WHAT IS BEING ASKED:
From the first line of the data below through the line holding "const y = d3.scaleLinear().domain([-0.05", output each line exactly and leave the pictures out.
··········
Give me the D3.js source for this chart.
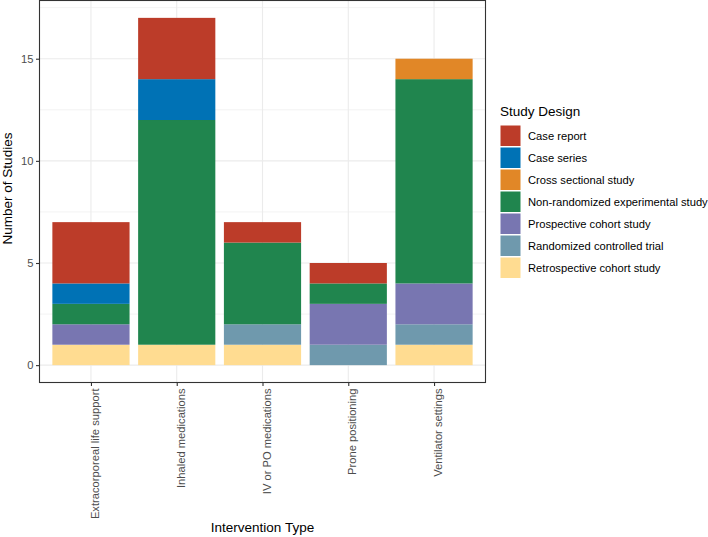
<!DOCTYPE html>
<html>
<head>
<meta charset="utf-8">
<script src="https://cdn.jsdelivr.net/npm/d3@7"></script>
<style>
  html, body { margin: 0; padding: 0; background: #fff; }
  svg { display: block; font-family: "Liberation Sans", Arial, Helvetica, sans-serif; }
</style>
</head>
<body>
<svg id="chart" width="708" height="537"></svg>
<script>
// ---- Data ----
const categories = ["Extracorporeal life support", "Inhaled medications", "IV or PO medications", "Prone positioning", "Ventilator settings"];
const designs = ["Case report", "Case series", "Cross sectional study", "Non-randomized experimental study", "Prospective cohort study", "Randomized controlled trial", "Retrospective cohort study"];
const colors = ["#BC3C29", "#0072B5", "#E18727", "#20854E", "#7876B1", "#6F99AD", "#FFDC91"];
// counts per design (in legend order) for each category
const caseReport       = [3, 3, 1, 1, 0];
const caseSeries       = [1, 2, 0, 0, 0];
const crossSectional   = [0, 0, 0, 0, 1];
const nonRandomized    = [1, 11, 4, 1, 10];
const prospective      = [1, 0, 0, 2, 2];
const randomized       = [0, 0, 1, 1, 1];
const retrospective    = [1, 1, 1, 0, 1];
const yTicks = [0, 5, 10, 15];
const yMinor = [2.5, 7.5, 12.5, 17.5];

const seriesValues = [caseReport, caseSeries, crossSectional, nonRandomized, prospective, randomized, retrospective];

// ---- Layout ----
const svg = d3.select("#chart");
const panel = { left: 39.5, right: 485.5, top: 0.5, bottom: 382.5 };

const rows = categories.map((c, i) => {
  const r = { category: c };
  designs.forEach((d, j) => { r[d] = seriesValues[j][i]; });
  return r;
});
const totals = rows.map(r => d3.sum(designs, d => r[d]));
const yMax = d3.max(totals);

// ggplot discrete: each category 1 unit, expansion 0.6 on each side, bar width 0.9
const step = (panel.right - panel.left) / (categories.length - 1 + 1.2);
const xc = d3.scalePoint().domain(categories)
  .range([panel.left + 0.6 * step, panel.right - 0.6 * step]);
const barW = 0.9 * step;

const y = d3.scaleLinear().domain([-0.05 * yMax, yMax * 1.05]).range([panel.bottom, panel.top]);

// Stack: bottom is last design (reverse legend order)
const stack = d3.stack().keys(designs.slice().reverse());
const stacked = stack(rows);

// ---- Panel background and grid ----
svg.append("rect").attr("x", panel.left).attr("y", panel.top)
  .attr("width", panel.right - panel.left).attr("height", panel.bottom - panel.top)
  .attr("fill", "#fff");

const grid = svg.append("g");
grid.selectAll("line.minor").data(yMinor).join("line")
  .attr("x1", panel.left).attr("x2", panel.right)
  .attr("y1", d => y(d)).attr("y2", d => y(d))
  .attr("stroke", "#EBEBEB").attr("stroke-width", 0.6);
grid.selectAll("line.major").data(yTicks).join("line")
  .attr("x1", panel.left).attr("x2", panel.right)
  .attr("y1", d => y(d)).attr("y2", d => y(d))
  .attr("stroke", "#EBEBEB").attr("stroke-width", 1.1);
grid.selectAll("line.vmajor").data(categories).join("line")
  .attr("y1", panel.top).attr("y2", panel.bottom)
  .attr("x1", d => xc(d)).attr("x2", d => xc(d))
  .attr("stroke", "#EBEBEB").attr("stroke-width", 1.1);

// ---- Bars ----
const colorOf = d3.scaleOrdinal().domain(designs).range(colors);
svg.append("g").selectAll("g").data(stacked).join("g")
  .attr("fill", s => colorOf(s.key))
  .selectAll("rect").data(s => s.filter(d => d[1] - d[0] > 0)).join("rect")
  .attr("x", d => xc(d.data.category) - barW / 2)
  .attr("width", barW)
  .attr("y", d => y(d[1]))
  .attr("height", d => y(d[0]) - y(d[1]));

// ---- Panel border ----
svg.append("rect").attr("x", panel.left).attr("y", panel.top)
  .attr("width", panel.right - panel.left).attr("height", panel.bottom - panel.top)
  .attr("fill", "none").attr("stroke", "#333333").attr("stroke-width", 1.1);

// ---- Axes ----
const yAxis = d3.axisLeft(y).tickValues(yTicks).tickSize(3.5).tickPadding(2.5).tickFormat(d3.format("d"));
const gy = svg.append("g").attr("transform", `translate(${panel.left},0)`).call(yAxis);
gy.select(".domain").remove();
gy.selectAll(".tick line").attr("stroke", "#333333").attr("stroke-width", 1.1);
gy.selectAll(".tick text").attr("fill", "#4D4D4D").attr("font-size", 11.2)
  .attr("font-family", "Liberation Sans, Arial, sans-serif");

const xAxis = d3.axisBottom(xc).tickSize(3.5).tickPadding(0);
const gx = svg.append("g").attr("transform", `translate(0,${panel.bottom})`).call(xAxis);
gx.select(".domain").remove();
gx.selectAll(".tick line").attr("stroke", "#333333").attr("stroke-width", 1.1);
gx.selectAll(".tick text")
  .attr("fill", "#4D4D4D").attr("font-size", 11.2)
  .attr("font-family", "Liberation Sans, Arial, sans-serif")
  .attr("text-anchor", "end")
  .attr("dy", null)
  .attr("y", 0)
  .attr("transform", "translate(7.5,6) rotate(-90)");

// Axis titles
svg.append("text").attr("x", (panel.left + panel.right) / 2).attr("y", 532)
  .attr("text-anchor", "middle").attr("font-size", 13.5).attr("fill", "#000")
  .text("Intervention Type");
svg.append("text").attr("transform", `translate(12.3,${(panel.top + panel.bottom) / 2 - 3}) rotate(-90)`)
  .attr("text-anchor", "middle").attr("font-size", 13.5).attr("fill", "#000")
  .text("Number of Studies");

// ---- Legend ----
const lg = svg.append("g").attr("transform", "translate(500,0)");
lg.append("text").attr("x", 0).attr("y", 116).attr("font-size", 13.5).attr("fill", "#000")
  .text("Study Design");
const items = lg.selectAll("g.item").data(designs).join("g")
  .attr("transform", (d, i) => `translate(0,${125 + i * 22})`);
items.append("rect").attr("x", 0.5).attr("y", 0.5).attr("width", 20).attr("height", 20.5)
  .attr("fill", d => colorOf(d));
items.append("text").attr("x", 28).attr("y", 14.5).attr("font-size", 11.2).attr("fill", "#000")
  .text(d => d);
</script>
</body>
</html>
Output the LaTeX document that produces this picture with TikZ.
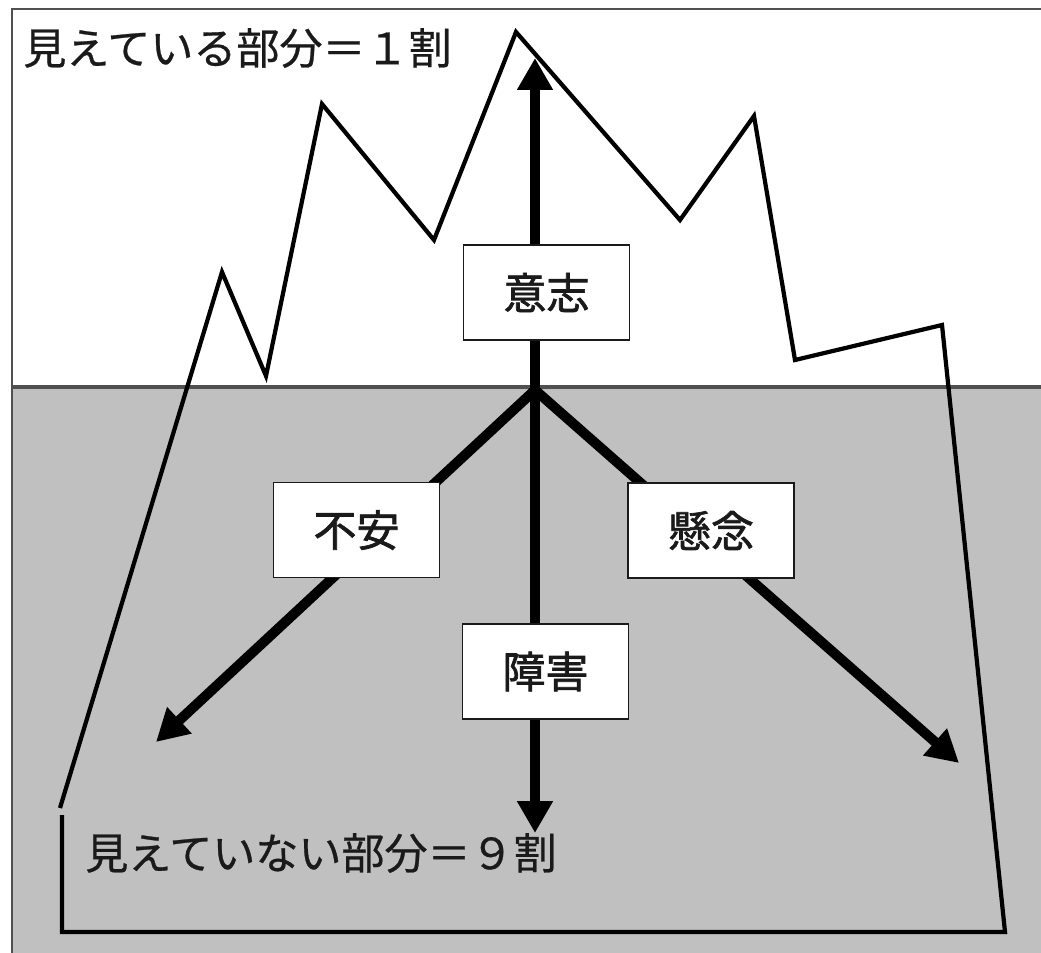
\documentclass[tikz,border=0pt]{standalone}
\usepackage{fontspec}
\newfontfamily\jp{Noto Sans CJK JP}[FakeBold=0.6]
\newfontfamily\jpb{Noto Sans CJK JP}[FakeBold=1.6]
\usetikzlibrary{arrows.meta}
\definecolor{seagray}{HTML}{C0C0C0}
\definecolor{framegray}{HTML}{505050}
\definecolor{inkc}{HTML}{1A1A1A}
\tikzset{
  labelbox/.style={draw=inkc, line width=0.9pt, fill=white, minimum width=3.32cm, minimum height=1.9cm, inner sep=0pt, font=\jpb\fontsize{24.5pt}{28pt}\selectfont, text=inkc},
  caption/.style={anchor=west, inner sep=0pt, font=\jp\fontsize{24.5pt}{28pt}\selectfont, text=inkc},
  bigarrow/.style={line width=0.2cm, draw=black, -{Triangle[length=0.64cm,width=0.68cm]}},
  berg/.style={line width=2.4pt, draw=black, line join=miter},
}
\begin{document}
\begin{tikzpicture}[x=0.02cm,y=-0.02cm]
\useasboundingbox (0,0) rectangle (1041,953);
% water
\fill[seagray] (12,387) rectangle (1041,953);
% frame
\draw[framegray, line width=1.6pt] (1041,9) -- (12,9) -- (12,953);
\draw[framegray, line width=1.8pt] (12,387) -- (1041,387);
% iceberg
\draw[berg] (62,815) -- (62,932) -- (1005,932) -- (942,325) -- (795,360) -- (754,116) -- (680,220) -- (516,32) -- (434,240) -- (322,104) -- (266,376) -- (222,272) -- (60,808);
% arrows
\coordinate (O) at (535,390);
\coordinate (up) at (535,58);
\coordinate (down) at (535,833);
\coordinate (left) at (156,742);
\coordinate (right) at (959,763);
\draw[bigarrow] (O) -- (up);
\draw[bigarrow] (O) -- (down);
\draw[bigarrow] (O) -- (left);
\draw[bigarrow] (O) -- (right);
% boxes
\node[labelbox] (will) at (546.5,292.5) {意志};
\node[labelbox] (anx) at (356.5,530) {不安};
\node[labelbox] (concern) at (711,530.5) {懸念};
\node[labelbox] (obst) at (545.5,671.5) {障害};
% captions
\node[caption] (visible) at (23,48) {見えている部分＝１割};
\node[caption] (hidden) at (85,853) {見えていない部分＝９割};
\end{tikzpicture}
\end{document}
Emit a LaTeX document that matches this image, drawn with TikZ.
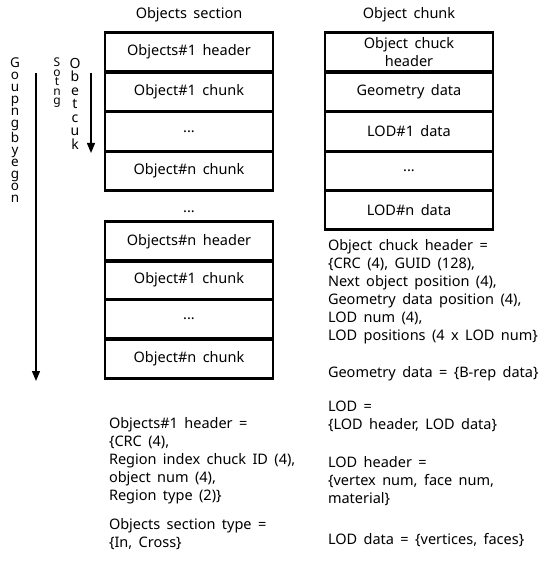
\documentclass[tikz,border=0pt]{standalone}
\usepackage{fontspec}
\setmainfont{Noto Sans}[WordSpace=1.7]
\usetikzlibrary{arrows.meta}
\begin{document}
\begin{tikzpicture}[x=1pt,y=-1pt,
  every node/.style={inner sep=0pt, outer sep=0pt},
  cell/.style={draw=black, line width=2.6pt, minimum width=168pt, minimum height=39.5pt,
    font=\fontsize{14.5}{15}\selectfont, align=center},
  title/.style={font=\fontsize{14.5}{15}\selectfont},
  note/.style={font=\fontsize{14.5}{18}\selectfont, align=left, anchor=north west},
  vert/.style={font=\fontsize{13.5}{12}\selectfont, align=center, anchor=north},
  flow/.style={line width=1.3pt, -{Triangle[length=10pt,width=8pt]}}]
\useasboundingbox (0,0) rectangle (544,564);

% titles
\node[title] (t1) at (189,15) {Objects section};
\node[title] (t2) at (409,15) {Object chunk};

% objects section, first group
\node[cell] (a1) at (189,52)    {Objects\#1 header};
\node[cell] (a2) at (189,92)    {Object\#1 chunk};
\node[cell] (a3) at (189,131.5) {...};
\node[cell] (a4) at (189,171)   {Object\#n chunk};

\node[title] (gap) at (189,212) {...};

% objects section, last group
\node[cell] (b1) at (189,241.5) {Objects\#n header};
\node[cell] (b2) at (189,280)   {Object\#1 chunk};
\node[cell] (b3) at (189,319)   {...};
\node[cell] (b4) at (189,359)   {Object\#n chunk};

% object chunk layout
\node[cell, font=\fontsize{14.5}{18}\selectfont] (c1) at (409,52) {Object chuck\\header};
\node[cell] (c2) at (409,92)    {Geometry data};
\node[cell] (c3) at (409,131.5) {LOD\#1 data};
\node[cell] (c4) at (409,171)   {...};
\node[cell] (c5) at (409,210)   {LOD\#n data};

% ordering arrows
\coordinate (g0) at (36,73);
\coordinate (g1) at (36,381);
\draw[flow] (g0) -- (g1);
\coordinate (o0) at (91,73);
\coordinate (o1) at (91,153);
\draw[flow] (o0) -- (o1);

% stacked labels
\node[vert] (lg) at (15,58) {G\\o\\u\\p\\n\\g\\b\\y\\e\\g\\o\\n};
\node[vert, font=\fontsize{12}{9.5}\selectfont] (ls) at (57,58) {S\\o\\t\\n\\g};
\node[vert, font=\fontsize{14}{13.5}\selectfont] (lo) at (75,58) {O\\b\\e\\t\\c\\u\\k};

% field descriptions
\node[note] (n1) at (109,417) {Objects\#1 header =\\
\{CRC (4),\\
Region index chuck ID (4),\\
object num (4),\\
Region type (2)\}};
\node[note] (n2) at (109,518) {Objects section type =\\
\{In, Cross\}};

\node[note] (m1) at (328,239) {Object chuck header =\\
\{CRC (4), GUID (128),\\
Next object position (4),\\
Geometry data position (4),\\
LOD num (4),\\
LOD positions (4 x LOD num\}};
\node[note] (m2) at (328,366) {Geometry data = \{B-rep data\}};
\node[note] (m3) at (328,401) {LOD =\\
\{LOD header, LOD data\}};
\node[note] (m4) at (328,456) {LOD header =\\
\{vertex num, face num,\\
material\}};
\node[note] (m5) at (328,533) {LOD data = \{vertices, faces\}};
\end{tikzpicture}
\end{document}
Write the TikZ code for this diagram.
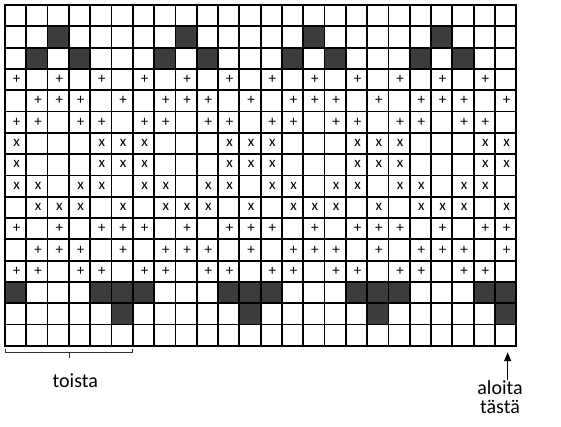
··········
ANSWER TO THE PROBLEM:
Give me the D3.js source for this chart.
<!DOCTYPE html>
<html>
<head>
<meta charset="utf-8">
<script src="https://cdn.jsdelivr.net/npm/d3@7"></script>
<style>
  html, body { margin: 0; padding: 0; background: #fff; }
  svg { display: block; font-family: "Liberation Sans", Arial, Helvetica, sans-serif; }
</style>
</head>
<body>
<svg id="chart" width="708" height="537"></svg>
<script>
// ---- Data ----
const categories = ["Extracorporeal life support", "Inhaled medications", "IV or PO medications", "Prone positioning", "Ventilator settings"];
const designs = ["Case report", "Case series", "Cross sectional study", "Non-randomized experimental study", "Prospective cohort study", "Randomized controlled trial", "Retrospective cohort study"];
const colors = ["#BC3C29", "#0072B5", "#E18727", "#20854E", "#7876B1", "#6F99AD", "#FFDC91"];
// counts per design (in legend order) for each category
const caseReport       = [3, 3, 1, 1, 0];
const caseSeries       = [1, 2, 0, 0, 0];
const crossSectional   = [0, 0, 0, 0, 1];
const nonRandomized    = [1, 11, 4, 1, 10];
const prospective      = [1, 0, 0, 2, 2];
const randomized       = [0, 0, 1, 1, 1];
const retrospective    = [1, 1, 1, 0, 1];
const yTicks = [0, 5, 10, 15];
const yMinor = [2.5, 7.5, 12.5, 17.5];

const seriesValues = [caseReport, caseSeries, crossSectional, nonRandomized, prospective, randomized, retrospective];

// ---- Layout ----
const svg = d3.select("#chart");
const panel = { left: 39.5, right: 485.5, top: 0.5, bottom: 382.5 };

const rows = categories.map((c, i) => {
  const r = { category: c };
  designs.forEach((d, j) => { r[d] = seriesValues[j][i]; });
  return r;
});
const totals = rows.map(r => d3.sum(designs, d => r[d]));
const yMax = d3.max(totals);

// ggplot discrete: each category 1 unit, expansion 0.6 on each side, bar width 0.9
const step = (panel.right - panel.left) / (categories.length - 1 + 1.2);
const xc = d3.scalePoint().domain(categories)
  .range([panel.left + 0.6 * step, panel.right - 0.6 * step]);
const barW = 0.9 * step;

const y = d3.scaleLinear().domain([-0.05 * yMax, yMax * 1.05]).range([panel.bottom, panel.top]);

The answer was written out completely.